The late Robertson Davies, who wrote the wonderful Salterton Trilogy, among others, told the Paris Review in 1989 that he actually isn't as knowledgeable as he may appear to be--there's a trick to making it seem like that:
"I say a few things, I provide a few details, but if I may be permitted to say so, I work on the Shakespearean plan. Everybody says, Oh, Shakespeare must have been a sailor. Do you notice how in the beginning of The Tempestpeople cry, “Man the bowsprit,” or “Split the binnacle,” or whatever it is? He must have been a sailor. Others say, No, no, he must have been a lawyer. Remember in The Merchant of Venice he has a scene in a law court that is quite like a law court. No, no, no, Shakespeare must have been a soldier because he has a place where Henry V cries, “Follow your spirits and upon this charge, / Cry God, for Harry, England, and Saint George.” It’s all hooey.
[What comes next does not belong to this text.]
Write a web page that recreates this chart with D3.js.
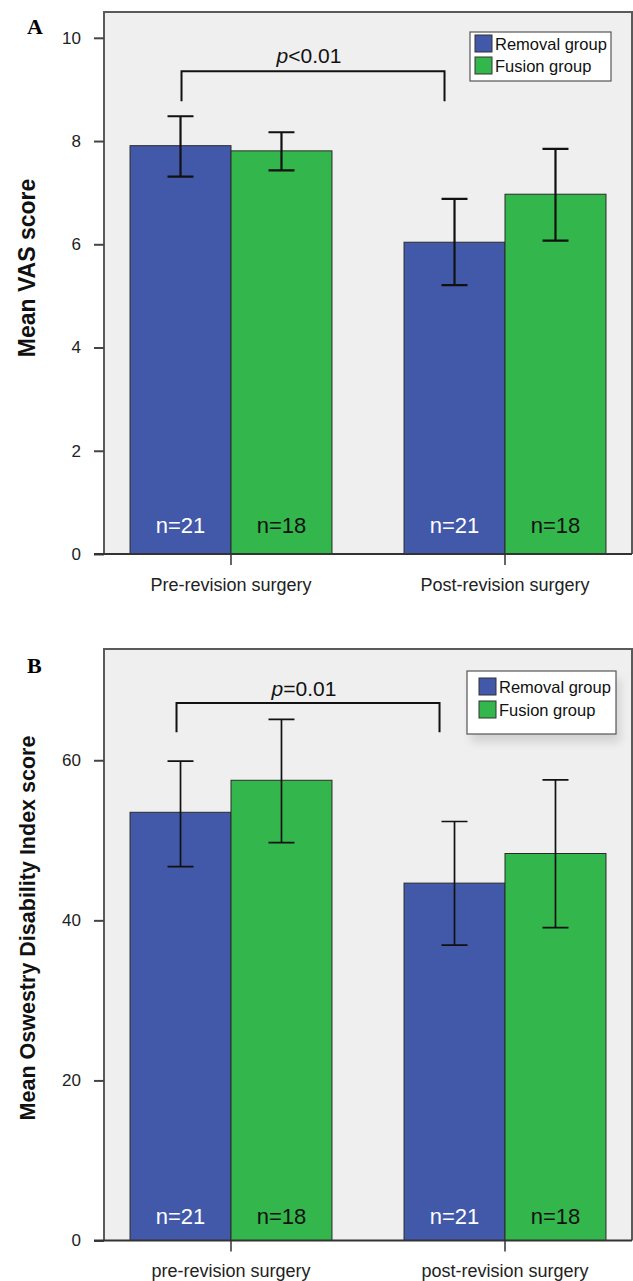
<!DOCTYPE html>
<html>
<head>
<meta charset="utf-8">
<script src="https://cdn.jsdelivr.net/npm/d3@7"></script>
<style>
  body { margin: 0; background: #fff; }
  svg { display: block; }
  text { font-family: "Liberation Sans", Arial, sans-serif; }
</style>
</head>
<body>
<svg width="633" height="1281"></svg>
<script>
var series = ["Removal group", "Fusion group"];
var counts = [21, 18];
var colors = ["#4259a9", "#33b64b"];

// panel A: VAS
var vasGroups = ["Pre-revision surgery", "Post-revision surgery"];
var vasTicks = [0, 2, 4, 6, 8, 10];
var vasRemoval = [7.91, 6.04], vasRemovalLo = [7.31, 5.21], vasRemovalHi = [8.48, 6.88];
var vasFusion = [7.81, 6.97], vasFusionLo = [7.43, 6.07], vasFusionHi = [8.17, 7.85];
var vasBracket = [9.35, 8.77];

// panel B: ODI
var odiGroups = ["pre-revision surgery", "post-revision surgery"];
var odiTicks = [0, 20, 40, 60];
var odiRemoval = [53.5, 44.65], odiRemovalLo = [46.7, 36.9], odiRemovalHi = [59.9, 52.35];
var odiFusion = [57.5, 48.35], odiFusionLo = [49.7, 39.1], odiFusionHi = [65.1, 57.55];
var odiBracket = [67.15, 63.5];

var svg = d3.select("svg");

var defs = svg.append("defs");
defs.append("filter").attr("id", "shadow")
    .attr("x", "-20%").attr("y", "-20%").attr("width", "140%").attr("height", "160%")
  .append("feGaussianBlur").attr("stdDeviation", 5);

var left = 104, right = 632;

function panel(p) {
  var g = svg.append("g");

  var y = d3.scaleLinear().domain([0, p.max]).range([p.bottom, p.top]);
  var x0 = d3.scaleBand().domain(p.groups).range([left, right])
      .paddingInner(0.263).paddingOuter(0.095);
  var x1 = d3.scaleBand().domain(series).range([0, x0.bandwidth()]);

  // plot background and frame
  g.append("rect")
      .attr("x", left).attr("y", p.top)
      .attr("width", right - left).attr("height", p.bottom - p.top)
      .attr("fill", "#efefef");
  g.append("path")
      .attr("d", "M" + left + "," + p.bottom + "V" + p.top + "H" + right + "V" + p.bottom)
      .attr("fill", "none").attr("stroke", "#5a5a5a").attr("stroke-width", 2);

  var rows = p.groups.map(function(c, i) {
    return [
      {group: c, s: series[0], v: p.rem[i], lo: p.remLo[i], hi: p.remHi[i], n: counts[0], k: 0},
      {group: c, s: series[1], v: p.fus[i], lo: p.fusLo[i], hi: p.fusHi[i], n: counts[1], k: 1}
    ];
  });
  var flat = [].concat.apply([], rows);

  var bars = g.selectAll(".bar").data(flat).enter().append("g");

  bars.append("rect")
      .attr("x", function(d) { return x0(d.group) + x1(d.s); })
      .attr("y", function(d) { return y(d.v); })
      .attr("width", x1.bandwidth())
      .attr("height", function(d) { return y(0) - y(d.v); })
      .attr("fill", function(d) { return colors[d.k]; })
      .attr("stroke", "#2b2b2b").attr("stroke-width", 1);

  bars.append("text")
      .attr("x", function(d) { return x0(d.group) + x1(d.s) + x1.bandwidth() / 2; })
      .attr("y", y(0) - p.nOffset)
      .attr("text-anchor", "middle")
      .attr("font-size", 22)
      .attr("fill", function(d) { return d.k === 0 ? "#fff" : "#111"; })
      .text(function(d) { return "n=" + d.n; });

  // error bars
  var cap = 13;
  var eb = bars.append("g")
      .attr("stroke", "#111").attr("stroke-width", p.errWidth).attr("fill", "none");
  eb.append("path")
      .attr("d", function(d) {
        var cx = x0(d.group) + x1(d.s) + x1.bandwidth() / 2;
        return "M" + cx + "," + y(d.lo) + "V" + y(d.hi) +
               "M" + (cx - cap) + "," + y(d.hi) + "H" + (cx + cap) +
               "M" + (cx - cap) + "," + y(d.lo) + "H" + (cx + cap);
      });

  // y axis
  var ya = g.append("g")
      .attr("transform", "translate(" + left + ",0)")
      .call(d3.axisLeft(y).tickValues(p.ticks).tickSize(10).tickPadding(13));
  ya.select(".domain").remove();
  ya.selectAll(".tick line").attr("stroke", "#444").attr("stroke-width", 2);
  ya.selectAll(".tick text")
      .attr("font-size", 17).attr("fill", "#222")
      .style("font-family", "'Liberation Sans Narrow', 'Liberation Sans', Arial, sans-serif");

  // x axis line and group ticks
  g.append("line")
      .attr("x1", left - 10).attr("x2", right)
      .attr("y1", y(0)).attr("y2", y(0))
      .attr("stroke", "#333").attr("stroke-width", 2);
  var xa = g.selectAll(".xt").data(p.groups).enter().append("g")
      .attr("transform", function(d) { return "translate(" + (x0(d) + x0.bandwidth() / 2) + "," + y(0) + ")"; });
  xa.append("line").attr("y2", 11).attr("stroke", "#333").attr("stroke-width", 1.5);
  xa.append("text")
      .attr("y", p.xLabelDy)
      .attr("text-anchor", "middle")
      .attr("font-size", 18).attr("fill", "#222")
      .style("font-family", "'Liberation Sans Narrow', 'Liberation Sans', Arial, sans-serif")
      .text(function(d) { return d; });

  // y title
  g.append("text")
      .attr("transform", "translate(" + 35 + "," + p.titleY + ") rotate(-90)")
      .attr("text-anchor", "middle")
      .attr("font-size", p.titleSize).attr("font-weight", "bold").attr("fill", "#111")
      .text(p.title);

  // panel letter
  g.append("text")
      .attr("x", 27).attr("y", p.letterY)
      .style("font-family", "'Liberation Serif', 'Times New Roman', serif")
      .attr("font-size", 22).attr("font-weight", "bold")
      .text(p.letter);

  // significance bracket
  var bx1 = x0(p.groups[0]) + x1(series[0]) + x1.bandwidth() / 2 + p.bracketDx[0];
  var bx2 = x0(p.groups[1]) + x1(series[0]) + x1.bandwidth() / 2 + p.bracketDx[1];
  g.append("path")
      .attr("d", "M" + bx1 + "," + y(p.bracket[1]) + "V" + y(p.bracket[0]) +
                 "H" + bx2 + "V" + y(p.bracket[1]))
      .attr("fill", "none").attr("stroke", "#111").attr("stroke-width", 2);
  var pt = g.append("text")
      .attr("x", (bx1 + bx2) / 2 - 4).attr("y", y(p.bracket[0]) - p.pDy)
      .attr("text-anchor", "middle").attr("font-size", 21).attr("fill", "#111");
  pt.append("tspan").attr("font-style", "italic").text("p");
  pt.append("tspan").text(p.pText);

  // legend
  var L = p.legend;
  if (L.shadow) {
    g.append("rect")
        .attr("x", L.x + 4).attr("y", L.y + 8).attr("width", L.w).attr("height", L.h)
        .attr("fill", "#000").attr("opacity", 0.12).attr("filter", "url(#shadow)");
  }
  g.append("rect")
      .attr("x", L.x).attr("y", L.y).attr("width", L.w).attr("height", L.h)
      .attr("fill", "#fff").attr("stroke", "#555").attr("stroke-width", 1.2);
  var li = g.selectAll(".li").data(series).enter().append("g")
      .attr("transform", function(d, i) { return "translate(" + (L.x + L.pad) + "," + (L.y + L.sy + i * L.step) + ")"; });
  li.append("rect")
      .attr("width", 17).attr("height", 17)
      .attr("fill", function(d, i) { return colors[i]; })
      .attr("stroke", "#333").attr("stroke-width", 1);
  li.append("text")
      .attr("x", 20).attr("y", 15)
      .attr("font-size", 16.5).attr("fill", "#111")
      .text(function(d) { return d; });
}

panel({
  top: 12, bottom: 554, max: 10.5, ticks: vasTicks, groups: vasGroups,
  rem: vasRemoval, remLo: vasRemovalLo, remHi: vasRemovalHi,
  fus: vasFusion, fusLo: vasFusionLo, fusHi: vasFusionHi,
  bracket: vasBracket, bracketDx: [1, -10], pText: "<0.01", pDy: 8,
  title: "Mean VAS score", titleSize: 23, titleY: 268, letter: "A", letterY: 34,
  nOffset: 21, xLabelDy: 37, errWidth: 2.2,
  legend: {x: 470, y: 32, w: 141, h: 49, pad: 5, sy: 3, step: 22, shadow: false}
});

panel({
  top: 649, bottom: 1240.5, max: 73.9, ticks: odiTicks, groups: odiGroups,
  rem: odiRemoval, remLo: odiRemovalLo, remHi: odiRemovalHi,
  fus: odiFusion, fusLo: odiFusionLo, fusHi: odiFusionHi,
  bracket: odiBracket, bracketDx: [-4, -15], pText: "=0.01", pDy: 7,
  title: "Mean Oswestry Disability Index score", titleSize: 21.5, titleY: 928, letter: "B", letterY: 673,
  nOffset: 17, xLabelDy: 36, errWidth: 1.7,
  legend: {x: 467, y: 671, w: 149, h: 63, pad: 12, sy: 7, step: 23, shadow: true}
});
</script>
</body>
</html>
Shakespeare had a few telling details that he injected into his plays that made them seem realistic, and I have the same in my novels. I don’t know a very great deal about anything. Indeed, the areas of my ignorance are fantastic in their scope. But you know, I have one reminiscence which has a bearing on this. When I wrote Fifth Business, there were some scenes in it which took place in the First World War, the experiences of a Canadian soldier. I say virtually nothing about the war except that there was a great deal of mud, that there were a lot of horses who might panic, and that most of the time it was infinitely boring. That is all. But you know, one man said to me, “Where were you during the war?” and I said, “Well, frankly, after I got here I was in the cradle.” But he had fought in France and he said that it was just like that. He asked, “How did you know it was like that?” If you have the kind of imagination a novelist needs, you have a notion of why it was like that. You do not need to write endlessly about what kind of sidearms somebody takes when he goes on a night raid and that kind of thing. That creates boredom."
If you're not yet familiar with Davies's work and you enjoy intelligent comic novels, you're in for a treat.